In der Vergangenheit mussten Algorithmen typischerweise manuell von ausgewiesenen Experten in IEC 61131-3, C/C++, VHDL oder Verilog entwickelt werden. Diese Vorgehensweise ist nicht nur aufwendig, sondern auch fehleranfällig und insbesondere der steigenden Komplexität von Algorithmen nicht mehr angemessen. Manuell implementierte Funktionen, die bereits durch Simulationen verifiziert wurden, verhalten sich unter Umständen nicht mehr so wie vorgesehen, enthalten Fehler und verursachen damit Lieferverzögerungen und Probleme im Feld.

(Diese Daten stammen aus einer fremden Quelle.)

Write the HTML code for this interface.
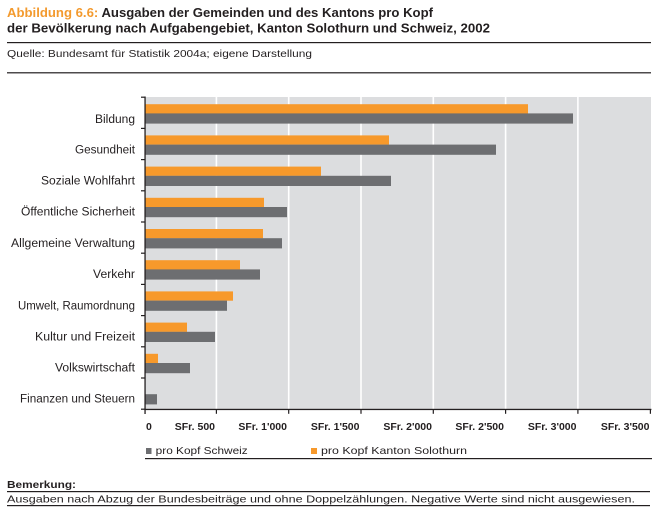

Automatische Codegenerierung vermeidet Fehler

Wird die Echtzeitfunktionalität dagegen mit Hilfe von automatischer Codegenerierung direkt aus dem Simulationsmodell generiert, lassen sich diese Fehlerquellen vermeiden. Der getestete Algorithmus wird dazu mit dem Simulink PLC C oder in IEC 61131-3, mit dem Embedded Coder in echtzeitfähigen C- oder C++-Code oder mit dem HDL Coder in VHDL- oder Verilog-Code übersetzt. Das spart nicht nur Zeit, sondern erlaubt auch die Schaffung innovativer Lösungen in kleinen Entwicklerteams, wie sie für den Maschinenbau mit seinen vielen KMU typisch sind. Model-Based Design mit automatischer Codegenerierung ermöglicht es den Ingenieuren, ihre eigentliche Expertise im Bereich der Konstruktion für den Aufbau einer Maschine oder Anlage voll auszunutzen, ohne sich mit den Details der dazu erforderlichen Programmiersprachen auseinandersetzen zu müssen.

Fazit

Um im globalen Konkurrenzkampf zu bestehen, müssen Firmen attraktivere Produkte anbieten können, die gleichzeitig effizienter und günstiger entwickelt und produziert werden. Der vorgestellte Ansatz gestattet genau das. Über die auf der Hand liegenden positiven Aspekte hinaus, eröffnet eine geschickte Nutzung von Industrie 4.0 und IIoT dem Maschinenbau aber auch völlig neue Geschäftsmodelle.